__EXERCISE GOAL__
Give again, exactly as written, the lines of the records below from the line with "Emit a Python" to the line with "plt.rcParams['font.family'] = ['DejaVu". Both end lines count; pictures do not.

──────────────────────────────

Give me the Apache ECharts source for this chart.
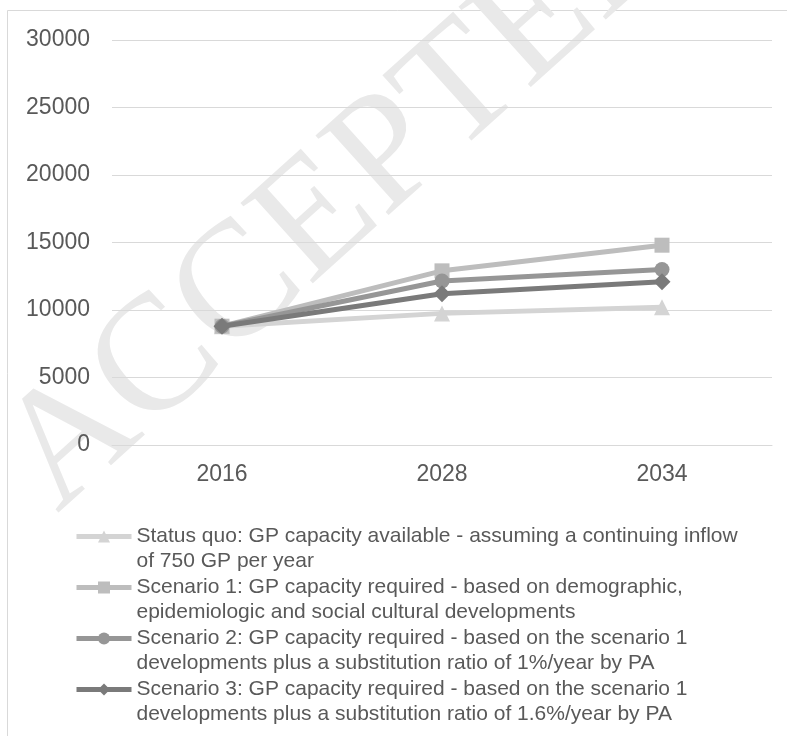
<!DOCTYPE html>
<html>
<head>
<meta charset="utf-8">
<script src="https://cdn.jsdelivr.net/npm/echarts@6/dist/echarts.min.js"></script>
<style>
html,body{margin:0;padding:0;background:#fff;}
#chart{width:787px;height:736px;}
</style>
</head>
<body>
<div id="chart"></div>
<script>
const categories = ['2016', '2028', '2034'];
const yTicks = [0, 5000, 10000, 15000, 20000, 25000, 30000];
const statusQuo = [8800, 9750, 10200];
const scenario1 = [8800, 12900, 14800];
const scenario2 = [8800, 12150, 13000];
const scenario3 = [8800, 11200, 12100];
const seriesNames = [
  'Status quo: GP capacity available - assuming a continuing inflow\nof 750 GP per year',
  'Scenario 1: GP capacity required - based on demographic,\nepidemiologic and social cultural developments',
  'Scenario 2: GP capacity required - based on the scenario 1\ndevelopments plus a substitution ratio of 1%/year by PA',
  'Scenario 3: GP capacity required - based on the scenario 1\ndevelopments plus a substitution ratio of 1.6%/year by PA'
];
const seriesColors = ['#d4d4d4', '#bdbdbd', '#969696', '#7a7a7a'];
const seriesSymbols = ['triangle', 'rect', 'circle', 'diamond'];
const symbolSizes = [16, 15, 15, 17];
const seriesData = [statusQuo, scenario1, scenario2, scenario3];

const chart = echarts.init(document.getElementById('chart'));
const font = '"Liberation Sans", Arial, sans-serif';

const series = seriesData.map((d, i) => ({
  name: seriesNames[i],
  type: 'line',
  data: d,
  symbol: seriesSymbols[i],
  symbolSize: symbolSizes[i],
  showAllSymbol: true,
  lineStyle: { color: seriesColors[i], width: 5 },
  itemStyle: { color: seriesColors[i], borderWidth: 0 },
  emphasis: { disabled: true },
  animation: false,
  z: 3 + i
}));

chart.setOption({
  backgroundColor: '#ffffff',
  animation: false,
  textStyle: { fontFamily: font },
  graphic: [
    {
      type: 'rect',
      shape: { x: 7.5, y: 10.5, width: 900, height: 900 },
      style: { fill: 'none', stroke: '#d9d9d9', lineWidth: 1 },
      z: -10, silent: true
    },
    {
      type: 'text',
      x: 345, y: 196,
      rotation: 42 * Math.PI / 180,
      style: {
        text: 'ACCEPTED',
        fontFamily: '"Liberation Serif", "Times New Roman", serif',
        fontSize: 165,
        fill: '#e9e9e9',
        align: 'center',
        verticalAlign: 'middle'
      },
      z: -5, silent: true
    }
  ],
  grid: { left: 112, right: 15, top: 40, bottom: 291, containLabel: false },
  xAxis: {
    type: 'category',
    data: categories,
    boundaryGap: true,
    axisLine: { show: true, lineStyle: { color: '#d9d9d9', width: 1 } },
    axisTick: { show: false },
    axisLabel: { color: '#595959', fontSize: 23, margin: 18, fontFamily: font }
  },
  yAxis: {
    type: 'value',
    min: yTicks[0],
    max: yTicks[yTicks.length - 1],
    interval: yTicks[1] - yTicks[0],
    axisLine: { show: false },
    axisTick: { show: false },
    splitLine: { show: true, lineStyle: { color: '#d9d9d9', width: 1 } },
    axisLabel: { color: '#595959', fontSize: 23, margin: 22, fontFamily: font,
      formatter: v => String(v) }
  },
  legend: {
    orient: 'vertical',
    left: 74,
    top: 499,
    padding: 0,
    itemWidth: 55,
    itemHeight: 15,
    itemGap: -24,
    selectedMode: false,
    data: seriesNames,
    formatter: name => ' \n' + name,
    lineStyle: { width: 5 },
    textStyle: {
      color: '#595959', fontSize: 21, lineHeight: 25, fontFamily: font
    }
  },
  series: series
});
</script>
</body>
</html>
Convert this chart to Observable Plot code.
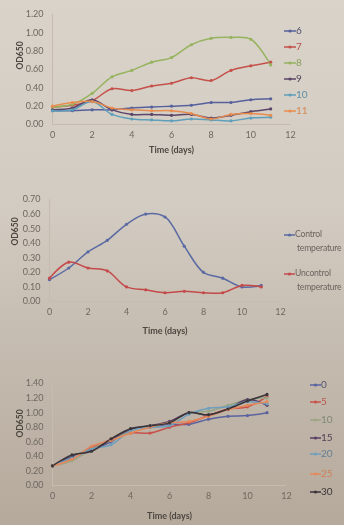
<!DOCTYPE html>
<html><head><meta charset="utf-8">
<script src="https://cdn.jsdelivr.net/npm/d3@7"></script>
<script src="https://cdn.jsdelivr.net/npm/@observablehq/plot@0.6"></script>
<style>
html,body{margin:0;padding:0;}
body{width:344px;height:525px;overflow:hidden;background:linear-gradient(180deg,#d9d3ca 0%,#d2cbc1 40%,#c3b9ad 70%,#b5a99b 100%);font-family:Lato,"Liberation Sans",sans-serif;}
#wrap{position:relative;width:344px;height:525px;filter:blur(0.45px);}
.pl{position:absolute;left:0;}
.pl svg{background:transparent;overflow:visible;}
.leg{position:absolute;font-size:10px;line-height:12px;white-space:nowrap;}
.leg svg{vertical-align:middle;}
</style></head>
<body><div id="wrap"></div>
<script>
const days = [0,1,2,3,4,5,6,7,8,9,10,11];
const xTicks = [0,2,4,6,8,10,12];

// Chart 1
const c1Names = ["6","7","8","9","10","11"];
const c1Colors = ["#56619c","#c5514a","#96b35e","#5b4569","#5f9fba","#e98c4f"];
const c1_6  = [0.15,0.15,0.16,0.16,0.18,0.19,0.20,0.21,0.24,0.24,0.27,0.28];
const c1_7  = [0.19,0.21,0.26,0.39,0.37,0.42,0.45,0.51,0.48,0.59,0.64,0.68];
const c1_8  = [0.19,0.22,0.34,0.52,0.59,0.68,0.73,0.87,0.94,0.95,0.93,0.65];
const c1_9  = [0.16,0.18,0.27,0.16,0.11,0.11,0.10,0.11,0.07,0.10,0.14,0.17];
const c1_10 = [0.15,0.16,0.25,0.11,0.06,0.05,0.04,0.06,0.05,0.04,0.07,0.08];
const c1_11 = [0.20,0.24,0.25,0.18,0.16,0.15,0.15,0.12,0.06,0.11,0.12,0.10];
const c1Ticks = [0,0.2,0.4,0.6,0.8,1.0,1.2];

// Chart 2
const c2Names = ["Control temperature","Uncontrol temperature"];
const c2Colors = ["#5b6aa3","#c44a4a"];
const c2_control   = [0.15,0.23,0.34,0.42,0.53,0.60,0.58,0.38,0.20,0.16,0.10,0.11];
const c2_uncontrol = [0.16,0.27,0.23,0.21,0.10,0.08,0.06,0.07,0.06,0.06,0.11,0.10];
const c2Ticks = [0,0.1,0.2,0.3,0.4,0.5,0.6,0.7];

// Chart 3
const c3Names = ["0","5","10","15","20","25","30"];
const c3Colors = ["#5a63a0","#c8524b","#9aa585","#5a3f66","#6f9fbd","#e6895a","#3a3538"];
const c3_0  = [0.27,0.40,0.49,0.60,0.77,0.80,0.84,0.84,0.91,0.95,0.96,1.00];
const c3_5  = [0.27,0.37,0.52,0.63,0.72,0.72,0.80,0.86,0.96,1.05,1.08,1.22];
const c3_10 = [0.27,0.34,0.50,0.62,0.75,0.82,0.86,1.00,1.02,1.10,1.18,1.20];
const c3_15 = [0.27,0.40,0.48,0.63,0.77,0.82,0.88,1.00,0.97,1.05,1.18,1.10];
const c3_20 = [0.27,0.38,0.50,0.56,0.75,0.80,0.82,0.98,1.06,1.08,1.15,1.12];
const c3_25 = [0.27,0.36,0.54,0.62,0.72,0.80,0.86,0.88,0.95,1.04,1.10,1.15];
const c3_30 = [0.27,0.42,0.47,0.64,0.78,0.82,0.86,1.00,0.97,1.05,1.16,1.25];
const c3Ticks = [0,0.2,0.4,0.6,0.8,1.0,1.2,1.4];

function table(names, series){
  const rows=[];
  names.forEach((n,i)=>series[i].forEach((v,j)=>rows.push({s:n,day:days[j],v})));
  return rows;
}

const tickColor="#6e6861", titleColor="#4d4741", axisColor="#c4bcb1";

function makeChart(cfg){
  const data = table(cfg.names, cfg.series);
  const p = Plot.plot({
    width:344, height:cfg.height,
    marginLeft:cfg.ml, marginRight:cfg.mr, marginTop:cfg.mt, marginBottom:cfg.mb,
    style:{background:"transparent",fontFamily:"Lato, 'Liberation Sans', sans-serif",fontSize:"9px",color:tickColor},
    x:{domain:[0,12], ticks:xTicks, tickSize:0, tickPadding:7, label:null},
    y:{domain:cfg.ydomain, ticks:cfg.yticks, tickFormat:d=>d.toFixed(2), tickSize:0, tickPadding:9, label:null},
    color:{domain:cfg.names, range:cfg.colors},
    marks:[
      Plot.ruleX([0],{stroke:axisColor,strokeWidth:1}),
      Plot.ruleY([0],{stroke:axisColor,strokeWidth:1}),
      Plot.line(data,{x:"day",y:"v",z:"s",stroke:"s",strokeWidth:1.5,curve:"catmull-rom"}),
      Plot.dot(data,{x:"day",y:"v",fill:"s",r:1.6,stroke:"none"}),
      Plot.text(["Time (days)"],{frameAnchor:"bottom",dy:cfg.tdy,fontWeight:"bold",fontSize:9,fill:titleColor}),
      Plot.text(["OD650"],{frameAnchor:"left",dx:cfg.odx,dy:cfg.ody||0,rotate:-90,fontWeight:"bold",fontSize:8.5,fill:titleColor})
    ]
  });
  p.classList.add("pl");
  p.style.top = cfg.top+"px";
  document.getElementById("wrap").appendChild(p);
}

function legend(items, colors, left, ys, textColors, lineW, extraStyle){
  const wrap=document.getElementById("wrap");
  items.forEach((name,i)=>{
    const d=document.createElement("div");
    d.className="leg";
    d.style.left=left+"px";
    d.style.top=(ys[i]-6)+"px";
    if(extraStyle) d.style.cssText += extraStyle;
    const lines = name.split("\n");
    d.innerHTML=`<svg width="${lineW}" height="6"><line x1="0" y1="3" x2="${lineW}" y2="3" stroke="${colors[i]}" stroke-width="1.5"/><circle cx="${lineW/2}" cy="3" r="1.6" fill="${colors[i]}"/></svg><span style="color:${textColors[i]}">${lines[0]}</span>`+
      (lines[1]?`<br><span style="color:${textColors[i]};padding-left:${lineW+2}px">${lines[1]}</span>`:"");
    wrap.appendChild(d);
  });
}

makeChart({names:c1Names,colors:c1Colors,series:[c1_6,c1_7,c1_8,c1_9,c1_10,c1_11],
  height:160, top:0, ml:52, mr:54, mt:14, mb:36, ydomain:[0,1.2], yticks:c1Ticks, tdy:28, odx:-32});
legend(c1Names, c1Colors, 284, [30,46,62,78,94,110], ["#4f4f6e","#b84e48","#8aa25c","#4e4458","#5d8ea6","#d88752"], 12);

makeChart({names:c2Names,colors:c2Colors,series:[c2_control,c2_uncontrol],
  height:161, top:180, ml:49, mr:64, mt:19, mb:40, ydomain:[0,0.7], yticks:c2Ticks, tdy:32, odx:-34, ody:-5});
legend(["Control\ntemperature","Uncontrol\ntemperature"], c2Colors, 284, [233,272], ["#6a655f","#6a655f"], 11, "font-size:8.6px;line-height:14px;letter-spacing:-0.2px;");

makeChart({names:c3Names,colors:c3Colors,series:[c3_0,c3_5,c3_10,c3_15,c3_20,c3_25,c3_30],
  height:160, top:365, ml:52, mr:58, mt:18, mb:40, ydomain:[0,1.4], yticks:c3Ticks, tdy:33, odx:-32, ody:3});
legend(c3Names, c3Colors, 310, [384,401,419,437,453,473,491], ["#56566e","#b9564e","#7f8a74","#4e4256","#647f95","#cc8158","#3a3538"], 11);
</script>
</body></html>
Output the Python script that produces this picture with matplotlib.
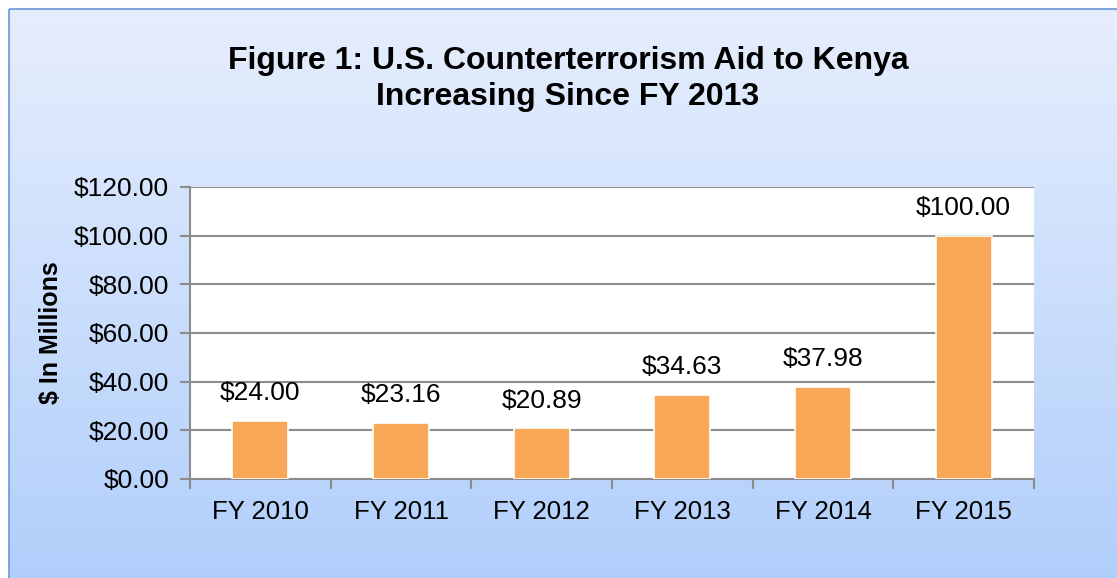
import matplotlib
matplotlib.use("Agg")
import matplotlib.pyplot as plt
import numpy as np
from matplotlib.patches import Rectangle
from matplotlib.ticker import FixedLocator, FuncFormatter

categories = ["FY 2010", "FY 2011", "FY 2012", "FY 2013", "FY 2014", "FY 2015"]
values = [24.00, 23.16, 20.89, 34.63, 37.98, 100.00]
yticks = [0, 20, 40, 60, 80, 100, 120]

plt.rcParams['font.family'] = ['Liberation Sans', 'DejaVu Sans']

fig = plt.figure(figsize=(11.17, 5.78), dpi=100)
fig.patch.set_facecolor('white')

# background gradient panel
bg = fig.add_axes([0, 0, 1, 1], zorder=0)
bg.set_xlim(0, 1117)
bg.set_ylim(578, 0)
bg.axis('off')
top = np.array([0xe6, 0xee, 0xfd]) / 255
bot = np.array([0xb0, 0xce, 0xfb]) / 255
t = np.linspace(0, 1, 256)[:, None]
grad = (top[None, :] * (1 - t) + bot[None, :] * t)[:, None, :]
bg.imshow(grad, extent=[9, 1130, 590, 9], aspect='auto', zorder=0)
bg.add_patch(Rectangle((9, 9), 1130, 590, fill=False, edgecolor='#7fa6dc', linewidth=1.5, zorder=1))

ax = fig.add_axes([190/1117, 1 - 479/578, 844/1117, 292/578], zorder=2)
ax.set_facecolor('white')
x = np.arange(len(categories))
bars = ax.bar(x, values, width=0.4, color='#f9a857', edgecolor='white', linewidth=1.2, zorder=3)
ax.set_xlim(-0.5, len(categories) - 0.5)
ax.set_ylim(0, 120)
ax.set_yticks(yticks)
ax.yaxis.set_major_formatter(FuncFormatter(lambda v, p: f"${v:.2f}"))
ax.grid(axis='y', color='#8c8c8c', linewidth=1.5, zorder=1)
ax.set_axisbelow(True)

ax.set_xticks(x)
ax.set_xticklabels(categories)
ax.xaxis.set_minor_locator(FixedLocator(np.arange(-0.5, len(categories), 1.0)))
ax.tick_params(axis='x', which='major', length=0, labelsize=18.5, pad=15)
ax.tick_params(axis='x', which='minor', length=7, color='#8c8c8c', width=1.5, direction='out')
ax.tick_params(axis='y', length=7, color='#8c8c8c', width=1.5, labelsize=19, pad=8)

for s in ['top', 'right']:
    ax.spines[s].set_visible(False)
for s in ['left', 'bottom']:
    ax.spines[s].set_color('#8c8c8c')
    ax.spines[s].set_linewidth(1.5)

for b, v in zip(bars, values):
    ax.annotate(f"${v:.2f}", (b.get_x() + b.get_width() / 2, v), xytext=(0, 11),
                textcoords='offset points', ha='center', va='bottom', fontsize=19)

ax.set_ylabel("$ In Millions", fontsize=18, fontweight='bold', labelpad=8)

fig.text(568/1117, 1 - 79/578, "Figure 1: U.S. Counterterrorism Aid to Kenya\nIncreasing Since FY 2013",
         ha='center', va='center', fontsize=23, fontweight='bold', linespacing=1.3)

fig.savefig("out.png", dpi=100, facecolor='white')
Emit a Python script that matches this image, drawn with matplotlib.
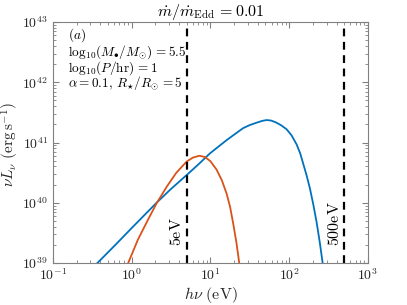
import matplotlib
matplotlib.use("Agg")
import matplotlib.pyplot as plt
import numpy as np
from matplotlib.ticker import LogLocator, NullFormatter

plt.rcParams['mathtext.fontset'] = 'cm'
plt.rcParams['font.family'] = ['DejaVu Serif']

# Data: log10 of photon energy (eV) and log10 of nu L_nu (erg/s)
disk_logE = [-0.50, -0.435, -0.2, 0.0, 0.316, 0.5, 0.698, 0.85, 0.994, 1.1, 1.206,
             1.3, 1.417, 1.5, 1.587, 1.66, 1.713, 1.77, 1.83, 1.90, 1.967, 2.03,
             2.094, 2.14, 2.178, 2.22, 2.263, 2.305, 2.348, 2.39, 2.425, 2.46]
disk_logL = [38.91, 39.0, 39.31, 39.58, 40.0, 40.23, 40.46, 40.64, 40.82, 40.93, 41.04,
             41.13, 41.24, 41.29, 41.33, 41.36, 41.373, 41.365, 41.335, 41.285, 41.22, 41.12,
             40.97, 40.82, 40.65, 40.46, 40.24, 39.98, 39.68, 39.33, 39.0, 38.6]

star_logE = [-0.10, -0.044, 0.08, 0.204, 0.316, 0.447, 0.568, 0.699, 0.778, 0.86,
             0.93, 1.0, 1.078, 1.146, 1.206, 1.25, 1.29, 1.33, 1.366, 1.39]
star_logL = [38.90, 39.0, 39.39, 39.71, 39.99, 40.27, 40.50, 40.685, 40.75, 40.78,
             40.76, 40.69, 40.55, 40.37, 40.15, 39.93, 39.65, 39.34, 39.0, 38.75]

vline_E = [5, 500]
vline_labels = ['5eV', '500eV']

xlim = (1e-1, 1e3)
ylim = (1e39, 1e43)

fig = plt.figure(figsize=(4.07, 3.05), dpi=100)
ax = fig.add_axes([0.130, 0.1377, 0.774, 0.790])

ax.plot(10 ** np.array(disk_logE), 10 ** np.array(disk_logL), color='#0072BD', lw=1.3,
        solid_joinstyle='round')
ax.plot(10 ** np.array(star_logE), 10 ** np.array(star_logL), color='#D95319', lw=1.3,
        solid_joinstyle='round')

for e, lab in zip(vline_E, vline_labels):
    ax.axvline(e, color='k', ls=(0, (3.5, 2.5)), lw=1.6)
    ax.text(e / 1.04, 10 ** 39.28, r'$\mathrm{%s}$' % lab, rotation=90,
            ha='right', va='bottom', fontsize=11.5)

ax.set_xscale('log')
ax.set_yscale('log')
ax.set_xlim(*xlim)
ax.set_ylim(*ylim)

xt = [1e-1, 1e0, 1e1, 1e2, 1e3]
ax.set_xticks(xt)
ax.set_xticklabels([r'$10^{-1}$', r'$10^{0}$', r'$10^{1}$', r'$10^{2}$', r'$10^{3}$'])
yt = [1e39, 1e40, 1e41, 1e42, 1e43]
ax.set_yticks(yt)
ax.set_yticklabels([r'$10^{39}$', r'$10^{40}$', r'$10^{41}$', r'$10^{42}$', r'$10^{43}$'])
ax.xaxis.set_minor_locator(LogLocator(base=10, subs=np.arange(2, 10), numticks=20))
ax.yaxis.set_minor_locator(LogLocator(base=10, subs=np.arange(2, 10), numticks=20))
ax.xaxis.set_minor_formatter(NullFormatter())
ax.yaxis.set_minor_formatter(NullFormatter())

grey = '#262626'
for s in ax.spines.values():
    s.set_color('#808080')
    s.set_linewidth(0.8)
ax.tick_params(which='both', direction='in', top=True, right=True, colors='#808080',
               labelcolor=grey, labelsize=10)
ax.tick_params(which='major', length=4, width=0.8)
ax.tick_params(which='minor', length=2, width=0.6)

ax.set_xlabel(r'$h\nu\ (\mathrm{eV})$', fontsize=11.5, color=grey, labelpad=1)
ax.set_ylabel(r'$\nu L_\nu\ (\mathrm{erg\,s^{-1}})$', fontsize=11, color=grey, labelpad=0)
ax.yaxis.set_label_coords(-0.10, 0.49)
ax.set_title(r'$\dot{m}/\dot{m}_{\mathrm{Edd}}\,{=}0.01$', fontsize=11.5, pad=4)

ann = [r'$(a)$',
       r'$\mathrm{log}_{10}(M_{{\bullet}}/M_{{\odot}})\,{=}5.5$',
       r'$\mathrm{log}_{10}(P/\mathrm{hr})\,{=}1$',
       r'$\alpha=0.1,\,R_{{\star}}/R_{{\odot}}\,{=}5$']
ys = [0.931, 0.862, 0.795, 0.730]
for t, y in zip(ann, ys):
    ax.text(0.047, y, t, transform=ax.transAxes, ha='left', va='baseline', fontsize=9.5)

fig.savefig('out.png', dpi=100)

──────────────────────────────

__OUTPUT FOR THIS EXERCISE__
Emit a Python script that matches this image, drawn with matplotlib.
import matplotlib
matplotlib.use("Agg")
import matplotlib.pyplot as plt
import numpy as np
from matplotlib.ticker import LogLocator, NullFormatter

plt.rcParams['mathtext.fontset'] = 'cm'
plt.rcParams['font.family'] = ['DejaVu Serif']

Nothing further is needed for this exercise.